WRITTEN EXERCISE → Extract only the first line of the listing and every line after it up to and including the one with "const seriesNames = ['Maize', 'Wheat', 'Rice', 'Oil". Omit the pictures.
** START STORED RECORDS **
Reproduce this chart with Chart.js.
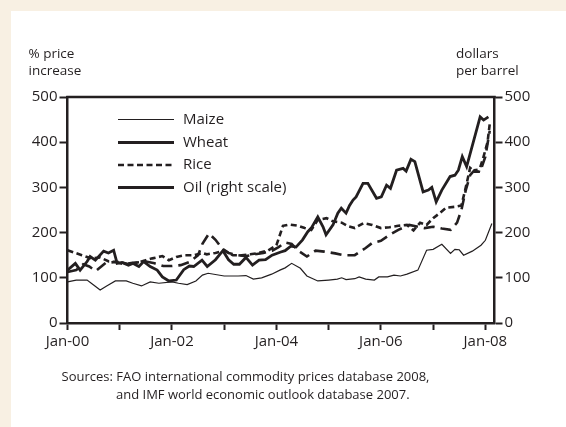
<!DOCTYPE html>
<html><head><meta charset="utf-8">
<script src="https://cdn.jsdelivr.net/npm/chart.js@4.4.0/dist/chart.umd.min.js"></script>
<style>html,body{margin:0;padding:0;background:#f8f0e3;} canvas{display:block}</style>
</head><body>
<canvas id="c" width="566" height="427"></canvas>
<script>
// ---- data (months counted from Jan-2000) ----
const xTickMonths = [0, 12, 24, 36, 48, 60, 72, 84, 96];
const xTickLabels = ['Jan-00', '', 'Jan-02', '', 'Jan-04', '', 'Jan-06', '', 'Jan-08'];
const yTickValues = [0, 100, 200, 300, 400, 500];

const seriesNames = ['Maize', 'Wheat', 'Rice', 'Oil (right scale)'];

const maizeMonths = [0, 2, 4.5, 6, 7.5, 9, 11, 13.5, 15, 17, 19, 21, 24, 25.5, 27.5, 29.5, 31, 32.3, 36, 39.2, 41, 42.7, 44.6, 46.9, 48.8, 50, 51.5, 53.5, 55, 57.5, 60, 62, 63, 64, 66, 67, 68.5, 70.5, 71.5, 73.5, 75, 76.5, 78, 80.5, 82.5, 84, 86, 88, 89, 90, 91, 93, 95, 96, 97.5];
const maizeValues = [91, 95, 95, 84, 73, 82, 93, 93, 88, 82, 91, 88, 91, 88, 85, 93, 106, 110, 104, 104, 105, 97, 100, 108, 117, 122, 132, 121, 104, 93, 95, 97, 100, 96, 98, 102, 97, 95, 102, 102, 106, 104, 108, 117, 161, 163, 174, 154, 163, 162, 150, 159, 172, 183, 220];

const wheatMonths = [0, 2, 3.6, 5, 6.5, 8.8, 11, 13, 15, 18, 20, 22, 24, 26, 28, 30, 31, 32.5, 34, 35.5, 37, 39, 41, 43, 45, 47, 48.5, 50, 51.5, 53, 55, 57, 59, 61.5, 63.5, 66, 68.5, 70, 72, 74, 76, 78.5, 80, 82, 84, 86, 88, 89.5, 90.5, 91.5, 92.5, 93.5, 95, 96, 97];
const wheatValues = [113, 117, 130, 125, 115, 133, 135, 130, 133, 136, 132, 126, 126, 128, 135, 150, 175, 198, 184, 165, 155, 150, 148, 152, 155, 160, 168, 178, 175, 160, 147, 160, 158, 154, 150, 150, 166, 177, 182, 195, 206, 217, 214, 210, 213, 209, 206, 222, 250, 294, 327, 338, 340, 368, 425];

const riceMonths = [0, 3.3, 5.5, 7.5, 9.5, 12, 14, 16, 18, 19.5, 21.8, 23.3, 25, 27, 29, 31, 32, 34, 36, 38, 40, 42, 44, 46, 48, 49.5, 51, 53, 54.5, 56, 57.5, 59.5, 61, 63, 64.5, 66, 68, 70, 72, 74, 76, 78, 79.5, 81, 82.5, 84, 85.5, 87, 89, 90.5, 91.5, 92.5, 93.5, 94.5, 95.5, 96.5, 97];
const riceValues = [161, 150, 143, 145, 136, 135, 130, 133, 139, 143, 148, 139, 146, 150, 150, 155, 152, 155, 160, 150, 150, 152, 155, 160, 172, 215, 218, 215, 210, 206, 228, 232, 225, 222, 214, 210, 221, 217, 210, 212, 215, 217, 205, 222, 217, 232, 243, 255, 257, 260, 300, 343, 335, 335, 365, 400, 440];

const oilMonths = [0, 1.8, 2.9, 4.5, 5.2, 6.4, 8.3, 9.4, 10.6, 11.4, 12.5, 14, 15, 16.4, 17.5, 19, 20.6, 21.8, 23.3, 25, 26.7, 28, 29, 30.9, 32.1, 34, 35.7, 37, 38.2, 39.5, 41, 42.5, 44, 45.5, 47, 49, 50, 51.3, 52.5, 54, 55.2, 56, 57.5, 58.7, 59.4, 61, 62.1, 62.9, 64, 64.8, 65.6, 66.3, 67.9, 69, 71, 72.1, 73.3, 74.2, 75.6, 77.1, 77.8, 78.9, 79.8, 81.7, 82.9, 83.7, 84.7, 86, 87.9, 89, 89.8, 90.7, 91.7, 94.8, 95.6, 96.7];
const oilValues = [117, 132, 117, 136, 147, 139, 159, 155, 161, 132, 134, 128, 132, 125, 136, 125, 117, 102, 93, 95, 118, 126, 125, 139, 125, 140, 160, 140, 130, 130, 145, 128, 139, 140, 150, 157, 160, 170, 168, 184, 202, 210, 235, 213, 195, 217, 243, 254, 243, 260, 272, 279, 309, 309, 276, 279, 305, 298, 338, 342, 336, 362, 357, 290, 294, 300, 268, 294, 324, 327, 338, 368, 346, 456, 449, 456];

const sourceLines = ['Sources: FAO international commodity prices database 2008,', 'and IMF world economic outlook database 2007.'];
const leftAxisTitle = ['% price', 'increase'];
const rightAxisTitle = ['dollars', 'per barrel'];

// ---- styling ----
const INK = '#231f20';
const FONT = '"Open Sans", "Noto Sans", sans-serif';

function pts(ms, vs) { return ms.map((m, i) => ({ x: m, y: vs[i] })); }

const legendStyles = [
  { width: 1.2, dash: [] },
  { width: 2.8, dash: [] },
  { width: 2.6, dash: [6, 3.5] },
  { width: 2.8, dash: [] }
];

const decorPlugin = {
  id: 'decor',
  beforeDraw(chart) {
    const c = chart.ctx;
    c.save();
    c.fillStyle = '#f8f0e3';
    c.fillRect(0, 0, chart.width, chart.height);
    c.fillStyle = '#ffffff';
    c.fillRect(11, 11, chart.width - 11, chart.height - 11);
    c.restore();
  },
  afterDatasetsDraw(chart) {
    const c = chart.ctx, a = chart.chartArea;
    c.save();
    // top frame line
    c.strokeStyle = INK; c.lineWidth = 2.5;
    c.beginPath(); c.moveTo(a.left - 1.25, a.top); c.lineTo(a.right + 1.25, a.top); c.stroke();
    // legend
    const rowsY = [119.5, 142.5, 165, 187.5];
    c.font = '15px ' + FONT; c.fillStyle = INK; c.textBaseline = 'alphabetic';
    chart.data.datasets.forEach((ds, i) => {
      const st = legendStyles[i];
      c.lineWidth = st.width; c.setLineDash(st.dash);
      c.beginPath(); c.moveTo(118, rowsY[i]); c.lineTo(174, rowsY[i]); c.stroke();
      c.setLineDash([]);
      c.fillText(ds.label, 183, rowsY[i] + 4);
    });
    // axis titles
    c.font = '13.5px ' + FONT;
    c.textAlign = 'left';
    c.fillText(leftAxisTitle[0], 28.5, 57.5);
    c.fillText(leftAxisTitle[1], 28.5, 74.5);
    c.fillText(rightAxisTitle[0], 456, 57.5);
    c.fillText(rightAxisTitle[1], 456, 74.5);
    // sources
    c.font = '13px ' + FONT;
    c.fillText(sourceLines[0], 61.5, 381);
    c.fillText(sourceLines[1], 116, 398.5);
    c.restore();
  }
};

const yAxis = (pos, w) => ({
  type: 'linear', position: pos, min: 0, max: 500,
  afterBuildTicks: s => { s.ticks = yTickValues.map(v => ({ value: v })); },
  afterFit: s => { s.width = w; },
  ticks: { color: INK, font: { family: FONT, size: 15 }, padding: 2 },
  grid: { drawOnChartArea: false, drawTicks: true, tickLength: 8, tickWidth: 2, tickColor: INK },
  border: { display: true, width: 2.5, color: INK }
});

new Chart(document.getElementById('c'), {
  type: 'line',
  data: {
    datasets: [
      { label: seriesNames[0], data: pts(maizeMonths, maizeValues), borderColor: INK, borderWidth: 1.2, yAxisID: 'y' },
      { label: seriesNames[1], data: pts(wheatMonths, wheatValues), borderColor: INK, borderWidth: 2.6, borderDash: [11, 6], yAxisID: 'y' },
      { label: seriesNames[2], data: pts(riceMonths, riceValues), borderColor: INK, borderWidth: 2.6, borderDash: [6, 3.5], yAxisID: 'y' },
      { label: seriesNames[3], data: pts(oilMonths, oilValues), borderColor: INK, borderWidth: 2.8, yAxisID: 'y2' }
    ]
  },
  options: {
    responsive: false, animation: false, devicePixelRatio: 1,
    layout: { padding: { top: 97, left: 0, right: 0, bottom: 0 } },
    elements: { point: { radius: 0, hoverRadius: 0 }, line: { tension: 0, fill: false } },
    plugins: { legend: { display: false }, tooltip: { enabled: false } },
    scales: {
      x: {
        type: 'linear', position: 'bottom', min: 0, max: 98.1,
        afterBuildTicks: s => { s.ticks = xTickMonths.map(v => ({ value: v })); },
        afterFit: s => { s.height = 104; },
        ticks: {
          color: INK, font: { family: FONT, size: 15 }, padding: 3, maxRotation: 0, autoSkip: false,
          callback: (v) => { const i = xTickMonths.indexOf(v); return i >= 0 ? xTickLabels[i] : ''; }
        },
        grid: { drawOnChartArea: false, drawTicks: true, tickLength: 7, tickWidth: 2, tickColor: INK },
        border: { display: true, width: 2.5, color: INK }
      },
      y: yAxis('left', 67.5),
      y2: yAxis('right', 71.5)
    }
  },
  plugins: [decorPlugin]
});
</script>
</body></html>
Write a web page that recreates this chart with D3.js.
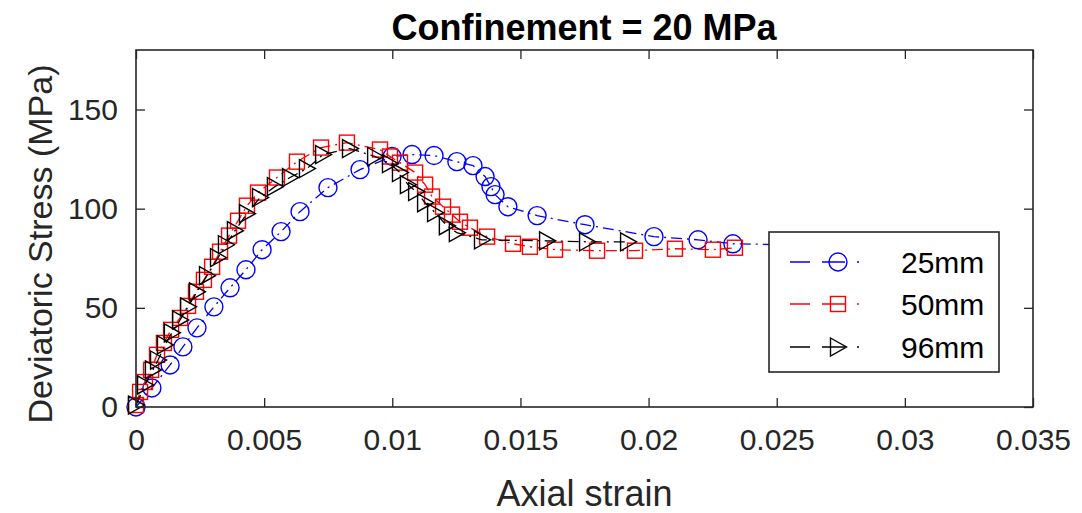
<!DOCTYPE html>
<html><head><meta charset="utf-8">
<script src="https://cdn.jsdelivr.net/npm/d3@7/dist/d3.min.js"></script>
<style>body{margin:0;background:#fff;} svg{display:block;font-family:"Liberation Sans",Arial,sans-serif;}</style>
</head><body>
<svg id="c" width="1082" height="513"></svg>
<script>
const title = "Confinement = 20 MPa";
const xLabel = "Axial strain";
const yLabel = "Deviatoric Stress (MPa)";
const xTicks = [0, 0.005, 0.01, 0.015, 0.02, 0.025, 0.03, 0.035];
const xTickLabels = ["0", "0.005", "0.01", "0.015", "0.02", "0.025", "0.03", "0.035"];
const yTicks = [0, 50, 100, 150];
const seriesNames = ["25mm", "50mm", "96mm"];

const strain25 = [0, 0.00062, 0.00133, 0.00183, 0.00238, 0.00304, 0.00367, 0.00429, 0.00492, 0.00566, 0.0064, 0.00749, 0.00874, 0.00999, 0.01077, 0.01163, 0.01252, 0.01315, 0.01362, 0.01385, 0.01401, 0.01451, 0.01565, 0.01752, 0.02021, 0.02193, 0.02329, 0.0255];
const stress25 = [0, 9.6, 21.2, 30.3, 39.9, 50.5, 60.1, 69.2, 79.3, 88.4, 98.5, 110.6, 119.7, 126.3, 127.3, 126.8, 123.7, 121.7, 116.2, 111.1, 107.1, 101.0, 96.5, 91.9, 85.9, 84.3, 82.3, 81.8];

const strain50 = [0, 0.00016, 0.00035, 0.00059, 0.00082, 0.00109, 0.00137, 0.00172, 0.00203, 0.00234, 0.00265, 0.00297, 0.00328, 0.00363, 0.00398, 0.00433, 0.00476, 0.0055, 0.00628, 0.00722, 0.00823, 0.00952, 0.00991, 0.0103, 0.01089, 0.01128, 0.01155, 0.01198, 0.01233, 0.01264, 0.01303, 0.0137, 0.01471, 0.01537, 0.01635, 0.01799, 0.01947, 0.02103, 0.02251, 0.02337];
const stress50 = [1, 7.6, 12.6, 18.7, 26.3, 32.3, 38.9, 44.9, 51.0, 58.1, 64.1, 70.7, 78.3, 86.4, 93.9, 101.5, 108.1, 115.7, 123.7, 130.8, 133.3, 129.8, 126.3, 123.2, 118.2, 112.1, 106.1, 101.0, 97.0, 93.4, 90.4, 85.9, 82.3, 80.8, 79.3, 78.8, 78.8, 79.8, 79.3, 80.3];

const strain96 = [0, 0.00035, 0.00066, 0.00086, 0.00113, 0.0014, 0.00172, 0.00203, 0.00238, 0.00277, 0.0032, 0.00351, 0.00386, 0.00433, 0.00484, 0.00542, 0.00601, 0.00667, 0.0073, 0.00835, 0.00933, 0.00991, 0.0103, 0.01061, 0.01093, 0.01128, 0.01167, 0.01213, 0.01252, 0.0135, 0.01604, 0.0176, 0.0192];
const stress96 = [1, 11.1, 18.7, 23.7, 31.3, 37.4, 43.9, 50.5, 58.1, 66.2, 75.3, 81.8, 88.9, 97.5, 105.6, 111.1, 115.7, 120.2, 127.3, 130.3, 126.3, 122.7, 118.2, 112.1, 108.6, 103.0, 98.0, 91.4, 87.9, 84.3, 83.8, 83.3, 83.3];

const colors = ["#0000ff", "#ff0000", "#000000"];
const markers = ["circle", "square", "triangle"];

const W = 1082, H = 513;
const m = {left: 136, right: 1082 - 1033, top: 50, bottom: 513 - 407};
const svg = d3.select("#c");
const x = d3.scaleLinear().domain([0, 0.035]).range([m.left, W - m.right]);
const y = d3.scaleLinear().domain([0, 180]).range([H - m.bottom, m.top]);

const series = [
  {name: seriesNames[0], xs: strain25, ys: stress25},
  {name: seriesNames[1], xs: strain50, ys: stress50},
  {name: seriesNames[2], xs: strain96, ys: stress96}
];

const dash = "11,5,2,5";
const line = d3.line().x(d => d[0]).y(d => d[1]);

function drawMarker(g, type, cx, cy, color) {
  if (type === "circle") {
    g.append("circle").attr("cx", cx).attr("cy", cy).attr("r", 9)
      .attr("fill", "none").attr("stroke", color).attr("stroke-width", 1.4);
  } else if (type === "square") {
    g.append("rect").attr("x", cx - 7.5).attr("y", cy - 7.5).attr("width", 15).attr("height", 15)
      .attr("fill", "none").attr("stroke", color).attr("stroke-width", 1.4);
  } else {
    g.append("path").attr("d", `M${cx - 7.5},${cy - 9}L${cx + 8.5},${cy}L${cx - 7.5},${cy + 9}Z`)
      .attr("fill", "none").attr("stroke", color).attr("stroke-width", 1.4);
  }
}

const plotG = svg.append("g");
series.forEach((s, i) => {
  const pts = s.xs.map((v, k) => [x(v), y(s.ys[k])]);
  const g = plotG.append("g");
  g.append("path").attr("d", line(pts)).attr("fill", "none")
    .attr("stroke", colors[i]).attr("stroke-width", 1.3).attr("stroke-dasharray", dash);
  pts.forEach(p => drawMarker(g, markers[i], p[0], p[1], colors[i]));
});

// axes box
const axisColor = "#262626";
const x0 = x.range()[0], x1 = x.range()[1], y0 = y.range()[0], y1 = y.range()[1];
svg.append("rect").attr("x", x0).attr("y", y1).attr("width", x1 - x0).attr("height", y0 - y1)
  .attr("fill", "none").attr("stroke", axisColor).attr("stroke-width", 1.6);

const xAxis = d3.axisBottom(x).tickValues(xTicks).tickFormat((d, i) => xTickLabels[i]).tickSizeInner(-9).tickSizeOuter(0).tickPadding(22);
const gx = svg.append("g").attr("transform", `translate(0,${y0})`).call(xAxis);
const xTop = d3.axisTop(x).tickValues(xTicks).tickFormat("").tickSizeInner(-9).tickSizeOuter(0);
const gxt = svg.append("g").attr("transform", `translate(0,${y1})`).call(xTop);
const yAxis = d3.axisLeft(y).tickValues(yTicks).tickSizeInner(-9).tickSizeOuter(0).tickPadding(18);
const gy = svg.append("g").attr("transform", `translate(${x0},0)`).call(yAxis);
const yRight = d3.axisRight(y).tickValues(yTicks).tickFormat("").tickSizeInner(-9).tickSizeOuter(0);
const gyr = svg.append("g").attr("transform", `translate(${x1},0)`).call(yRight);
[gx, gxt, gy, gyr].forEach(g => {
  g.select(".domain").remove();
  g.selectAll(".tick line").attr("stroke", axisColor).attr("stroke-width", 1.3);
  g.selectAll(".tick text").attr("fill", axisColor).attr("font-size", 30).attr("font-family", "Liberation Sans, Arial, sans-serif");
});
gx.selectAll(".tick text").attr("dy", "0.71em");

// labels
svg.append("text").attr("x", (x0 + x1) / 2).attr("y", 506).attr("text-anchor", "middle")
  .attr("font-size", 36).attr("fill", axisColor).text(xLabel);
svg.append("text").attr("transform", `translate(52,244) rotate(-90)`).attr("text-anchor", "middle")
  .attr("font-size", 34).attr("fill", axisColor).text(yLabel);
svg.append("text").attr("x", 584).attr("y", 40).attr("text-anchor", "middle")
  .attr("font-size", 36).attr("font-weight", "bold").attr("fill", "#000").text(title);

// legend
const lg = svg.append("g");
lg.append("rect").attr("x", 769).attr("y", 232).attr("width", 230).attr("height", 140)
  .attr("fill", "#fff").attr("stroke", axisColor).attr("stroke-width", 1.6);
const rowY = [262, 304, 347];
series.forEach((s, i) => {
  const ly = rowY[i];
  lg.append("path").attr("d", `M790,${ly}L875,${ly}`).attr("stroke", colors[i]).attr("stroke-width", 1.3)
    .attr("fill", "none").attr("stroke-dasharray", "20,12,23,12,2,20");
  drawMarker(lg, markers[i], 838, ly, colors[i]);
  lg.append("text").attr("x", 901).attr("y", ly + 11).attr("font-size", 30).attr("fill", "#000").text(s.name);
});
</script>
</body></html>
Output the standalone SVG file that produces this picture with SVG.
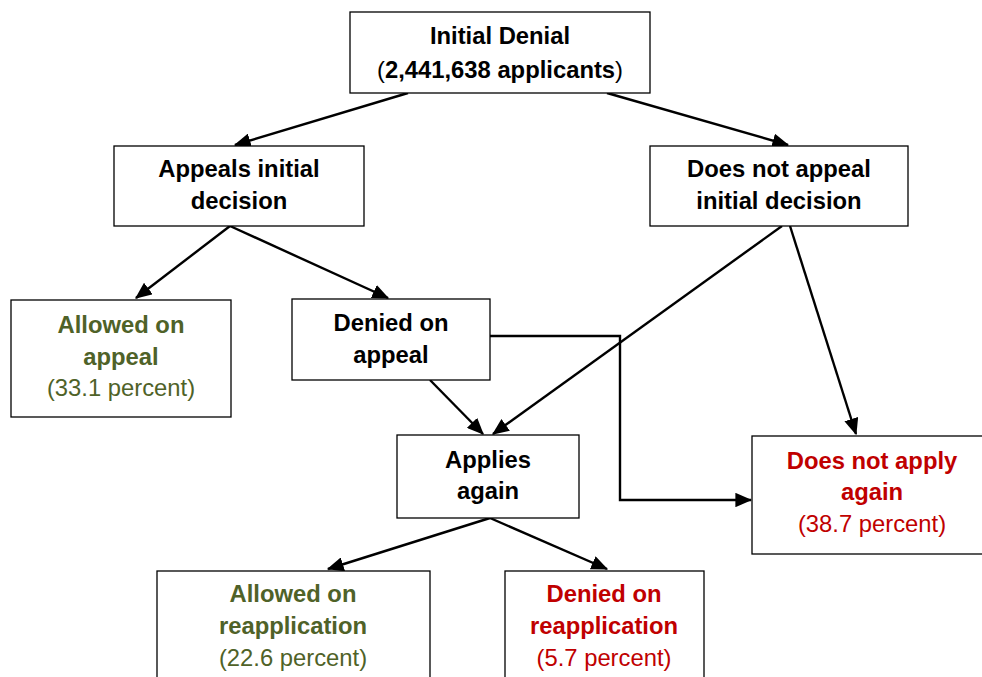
** END STORED RECORDS **
THE COMPLETED TASK →
Reproduce this chart with Chart.js.
<!DOCTYPE html>
<html><head><meta charset="utf-8">
<script src="https://cdn.jsdelivr.net/npm/chart.js@4.4.0/dist/chart.umd.min.js"></script>
<style>html,body{margin:0;padding:0;background:#f8f0e3;} canvas{display:block}</style>
</head><body>
<canvas id="c" width="566" height="427"></canvas>
<script>
// ---- data (months counted from Jan-2000) ----
const xTickMonths = [0, 12, 24, 36, 48, 60, 72, 84, 96];
const xTickLabels = ['Jan-00', '', 'Jan-02', '', 'Jan-04', '', 'Jan-06', '', 'Jan-08'];
const yTickValues = [0, 100, 200, 300, 400, 500];

const seriesNames = ['Maize', 'Wheat', 'Rice', 'Oil (right scale)'];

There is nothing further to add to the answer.